- [SOURCE DATA]
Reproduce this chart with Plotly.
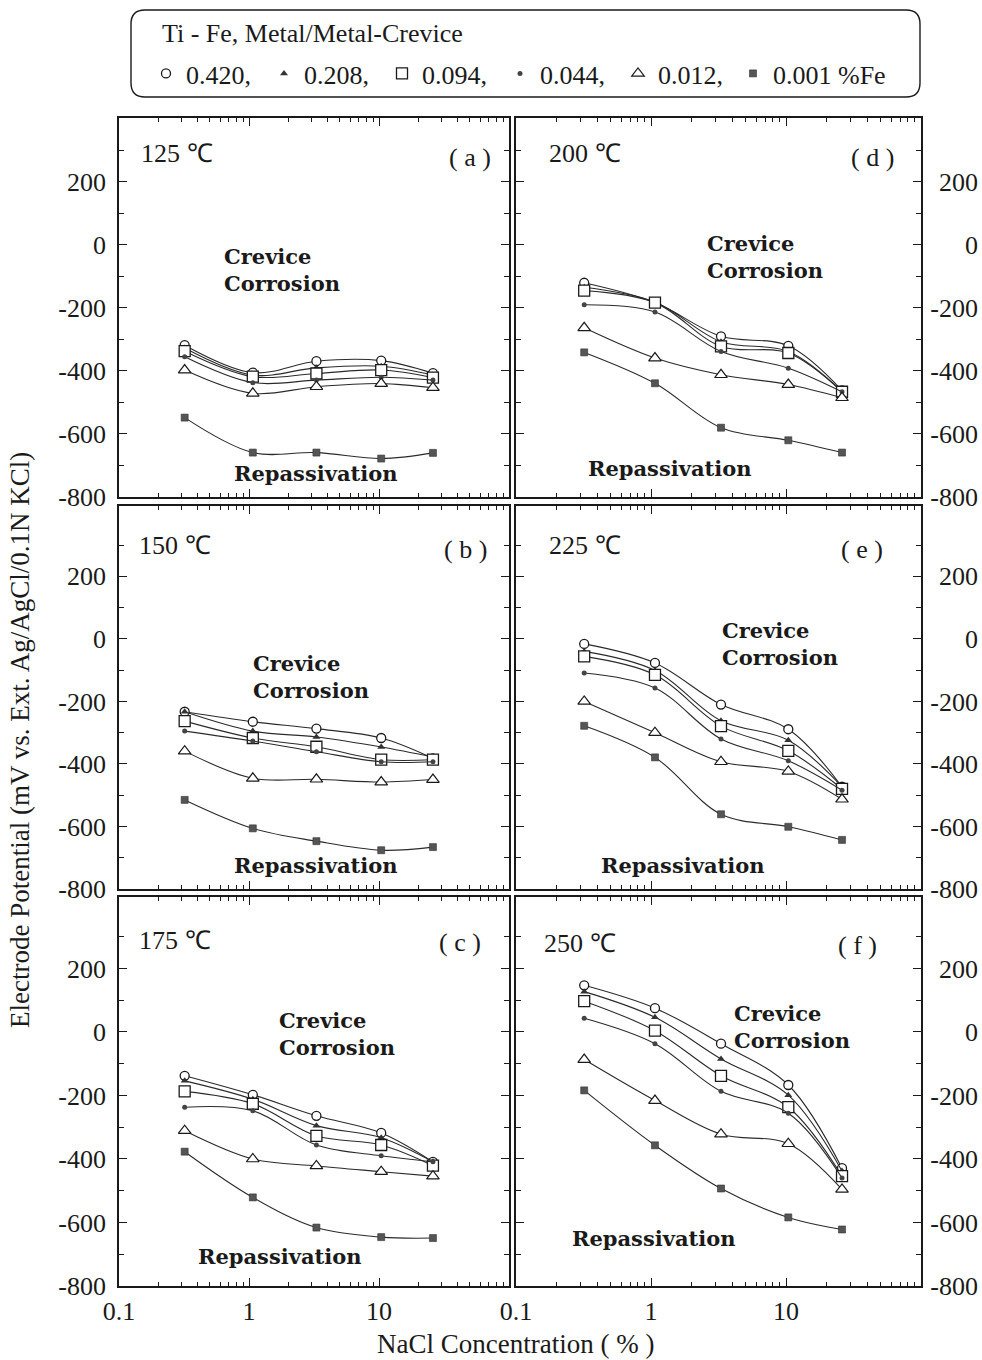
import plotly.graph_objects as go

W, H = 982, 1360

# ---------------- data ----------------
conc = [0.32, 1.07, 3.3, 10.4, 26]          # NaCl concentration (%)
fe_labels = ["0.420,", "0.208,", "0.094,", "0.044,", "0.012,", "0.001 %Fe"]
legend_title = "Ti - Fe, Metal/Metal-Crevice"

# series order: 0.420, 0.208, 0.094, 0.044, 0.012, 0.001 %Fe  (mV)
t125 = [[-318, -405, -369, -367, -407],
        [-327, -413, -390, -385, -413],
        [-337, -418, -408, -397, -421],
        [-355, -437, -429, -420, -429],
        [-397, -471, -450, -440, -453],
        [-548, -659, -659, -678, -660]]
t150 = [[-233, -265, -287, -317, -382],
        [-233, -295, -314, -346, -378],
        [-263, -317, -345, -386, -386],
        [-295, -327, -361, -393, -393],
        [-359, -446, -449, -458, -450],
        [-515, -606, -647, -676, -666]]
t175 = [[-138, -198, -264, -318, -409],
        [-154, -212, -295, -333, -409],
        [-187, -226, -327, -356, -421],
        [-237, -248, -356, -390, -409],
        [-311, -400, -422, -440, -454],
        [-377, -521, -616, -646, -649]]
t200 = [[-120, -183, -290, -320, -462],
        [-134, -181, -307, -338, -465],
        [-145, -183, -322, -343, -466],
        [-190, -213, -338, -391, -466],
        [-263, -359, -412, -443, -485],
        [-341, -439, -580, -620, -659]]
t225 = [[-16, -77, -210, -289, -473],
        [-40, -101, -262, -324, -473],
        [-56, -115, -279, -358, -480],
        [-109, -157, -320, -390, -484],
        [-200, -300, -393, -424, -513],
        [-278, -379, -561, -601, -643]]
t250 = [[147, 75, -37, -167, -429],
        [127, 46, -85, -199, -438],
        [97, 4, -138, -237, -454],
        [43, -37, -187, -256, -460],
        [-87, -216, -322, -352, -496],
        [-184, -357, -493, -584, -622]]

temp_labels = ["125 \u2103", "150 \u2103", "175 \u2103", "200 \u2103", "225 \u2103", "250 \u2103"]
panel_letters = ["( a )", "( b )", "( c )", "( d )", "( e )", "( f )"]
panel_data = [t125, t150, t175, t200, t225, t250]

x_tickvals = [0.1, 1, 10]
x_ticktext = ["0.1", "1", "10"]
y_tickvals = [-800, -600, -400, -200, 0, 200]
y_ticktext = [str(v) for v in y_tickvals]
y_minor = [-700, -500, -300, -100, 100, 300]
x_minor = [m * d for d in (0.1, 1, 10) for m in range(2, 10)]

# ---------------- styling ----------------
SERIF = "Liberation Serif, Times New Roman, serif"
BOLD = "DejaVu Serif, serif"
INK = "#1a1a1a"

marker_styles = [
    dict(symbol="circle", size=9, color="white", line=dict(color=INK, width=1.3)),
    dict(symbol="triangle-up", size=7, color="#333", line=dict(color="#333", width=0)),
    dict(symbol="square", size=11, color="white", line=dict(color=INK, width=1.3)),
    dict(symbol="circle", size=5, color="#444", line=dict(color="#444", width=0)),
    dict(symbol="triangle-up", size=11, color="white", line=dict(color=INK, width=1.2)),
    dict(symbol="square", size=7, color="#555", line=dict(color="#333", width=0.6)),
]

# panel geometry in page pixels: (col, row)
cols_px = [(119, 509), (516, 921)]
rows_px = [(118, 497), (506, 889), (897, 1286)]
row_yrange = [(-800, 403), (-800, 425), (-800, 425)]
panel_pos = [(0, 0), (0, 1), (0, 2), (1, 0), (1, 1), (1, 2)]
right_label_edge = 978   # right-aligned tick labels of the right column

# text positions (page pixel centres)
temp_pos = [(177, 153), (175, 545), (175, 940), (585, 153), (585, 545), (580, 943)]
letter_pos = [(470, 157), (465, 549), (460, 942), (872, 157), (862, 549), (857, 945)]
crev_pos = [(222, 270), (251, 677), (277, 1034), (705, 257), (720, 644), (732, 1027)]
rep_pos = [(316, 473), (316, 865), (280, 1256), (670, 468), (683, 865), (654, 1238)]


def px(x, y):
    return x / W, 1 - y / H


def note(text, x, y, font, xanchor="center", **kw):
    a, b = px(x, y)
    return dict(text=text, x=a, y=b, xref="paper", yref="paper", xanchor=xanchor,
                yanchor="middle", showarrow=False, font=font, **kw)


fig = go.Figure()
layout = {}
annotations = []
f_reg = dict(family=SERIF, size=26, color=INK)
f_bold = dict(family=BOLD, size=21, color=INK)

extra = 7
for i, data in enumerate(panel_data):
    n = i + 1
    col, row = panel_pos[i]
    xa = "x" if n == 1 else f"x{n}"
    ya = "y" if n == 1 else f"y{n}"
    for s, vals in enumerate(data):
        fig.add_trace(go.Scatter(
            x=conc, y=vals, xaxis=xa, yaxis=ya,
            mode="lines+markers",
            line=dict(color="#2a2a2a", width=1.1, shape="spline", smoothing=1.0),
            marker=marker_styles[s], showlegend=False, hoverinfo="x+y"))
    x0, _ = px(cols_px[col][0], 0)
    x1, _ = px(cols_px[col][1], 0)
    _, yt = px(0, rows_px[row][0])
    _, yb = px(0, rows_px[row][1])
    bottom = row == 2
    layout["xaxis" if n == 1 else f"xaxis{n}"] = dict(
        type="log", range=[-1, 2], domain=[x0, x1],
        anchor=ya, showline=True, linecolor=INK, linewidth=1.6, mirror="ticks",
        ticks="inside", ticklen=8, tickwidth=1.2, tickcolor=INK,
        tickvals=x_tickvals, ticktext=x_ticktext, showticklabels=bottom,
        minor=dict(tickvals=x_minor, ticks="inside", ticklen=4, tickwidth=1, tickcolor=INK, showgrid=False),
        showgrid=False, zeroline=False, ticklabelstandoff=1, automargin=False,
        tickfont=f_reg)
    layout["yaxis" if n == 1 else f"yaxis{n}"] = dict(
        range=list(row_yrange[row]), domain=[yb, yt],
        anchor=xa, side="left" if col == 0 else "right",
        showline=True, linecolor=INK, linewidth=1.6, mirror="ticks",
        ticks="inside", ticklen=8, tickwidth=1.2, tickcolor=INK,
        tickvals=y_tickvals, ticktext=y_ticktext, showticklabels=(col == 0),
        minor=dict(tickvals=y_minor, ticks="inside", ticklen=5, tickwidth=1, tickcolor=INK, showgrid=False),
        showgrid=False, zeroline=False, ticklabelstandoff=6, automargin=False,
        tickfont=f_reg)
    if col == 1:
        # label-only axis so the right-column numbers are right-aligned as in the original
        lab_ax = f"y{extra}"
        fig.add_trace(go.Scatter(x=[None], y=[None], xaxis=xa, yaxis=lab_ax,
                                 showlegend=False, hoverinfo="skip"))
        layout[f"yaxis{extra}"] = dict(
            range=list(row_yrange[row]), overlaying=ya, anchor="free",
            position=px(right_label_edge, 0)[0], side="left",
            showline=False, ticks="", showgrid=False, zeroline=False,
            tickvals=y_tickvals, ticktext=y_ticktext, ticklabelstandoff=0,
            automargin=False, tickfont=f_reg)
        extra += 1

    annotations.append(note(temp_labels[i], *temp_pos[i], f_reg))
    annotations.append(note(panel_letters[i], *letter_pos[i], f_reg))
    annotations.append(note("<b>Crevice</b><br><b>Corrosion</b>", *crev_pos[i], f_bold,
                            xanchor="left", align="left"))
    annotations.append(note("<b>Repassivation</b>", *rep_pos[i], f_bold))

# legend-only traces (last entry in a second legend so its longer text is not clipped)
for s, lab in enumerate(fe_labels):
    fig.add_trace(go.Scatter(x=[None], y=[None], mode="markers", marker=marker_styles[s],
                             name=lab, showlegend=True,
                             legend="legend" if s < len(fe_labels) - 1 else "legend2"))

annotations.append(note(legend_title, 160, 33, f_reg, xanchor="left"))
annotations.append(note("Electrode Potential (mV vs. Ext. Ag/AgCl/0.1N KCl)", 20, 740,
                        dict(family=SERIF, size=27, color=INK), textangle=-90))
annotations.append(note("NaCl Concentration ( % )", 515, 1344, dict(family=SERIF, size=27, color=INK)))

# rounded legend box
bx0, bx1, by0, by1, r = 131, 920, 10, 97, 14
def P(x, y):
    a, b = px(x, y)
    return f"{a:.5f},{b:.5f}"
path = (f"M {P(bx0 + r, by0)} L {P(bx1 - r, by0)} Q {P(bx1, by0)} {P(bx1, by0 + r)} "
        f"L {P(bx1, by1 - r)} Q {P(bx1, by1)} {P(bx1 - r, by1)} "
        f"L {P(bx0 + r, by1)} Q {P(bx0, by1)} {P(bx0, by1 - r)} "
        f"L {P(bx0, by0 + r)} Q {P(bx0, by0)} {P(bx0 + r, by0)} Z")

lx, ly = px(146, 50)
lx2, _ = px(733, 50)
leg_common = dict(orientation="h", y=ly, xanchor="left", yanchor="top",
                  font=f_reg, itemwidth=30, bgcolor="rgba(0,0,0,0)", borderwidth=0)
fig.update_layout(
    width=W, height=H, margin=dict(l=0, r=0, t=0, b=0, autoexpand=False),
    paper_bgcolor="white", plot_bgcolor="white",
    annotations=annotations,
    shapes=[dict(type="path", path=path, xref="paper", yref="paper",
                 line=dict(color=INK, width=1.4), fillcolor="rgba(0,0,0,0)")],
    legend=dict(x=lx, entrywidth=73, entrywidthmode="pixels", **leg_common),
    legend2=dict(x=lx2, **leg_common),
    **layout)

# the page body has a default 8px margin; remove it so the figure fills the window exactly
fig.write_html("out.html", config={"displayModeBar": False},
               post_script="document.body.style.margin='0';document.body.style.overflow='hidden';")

- [WRITTEN INSTRUCTION] Up to and including the line with "W, H = 982, 1360", copy the data above from its first line. Skip pictures.

- [THE RESULT]
Reproduce this chart with Plotly.
import plotly.graph_objects as go

W, H = 982, 1360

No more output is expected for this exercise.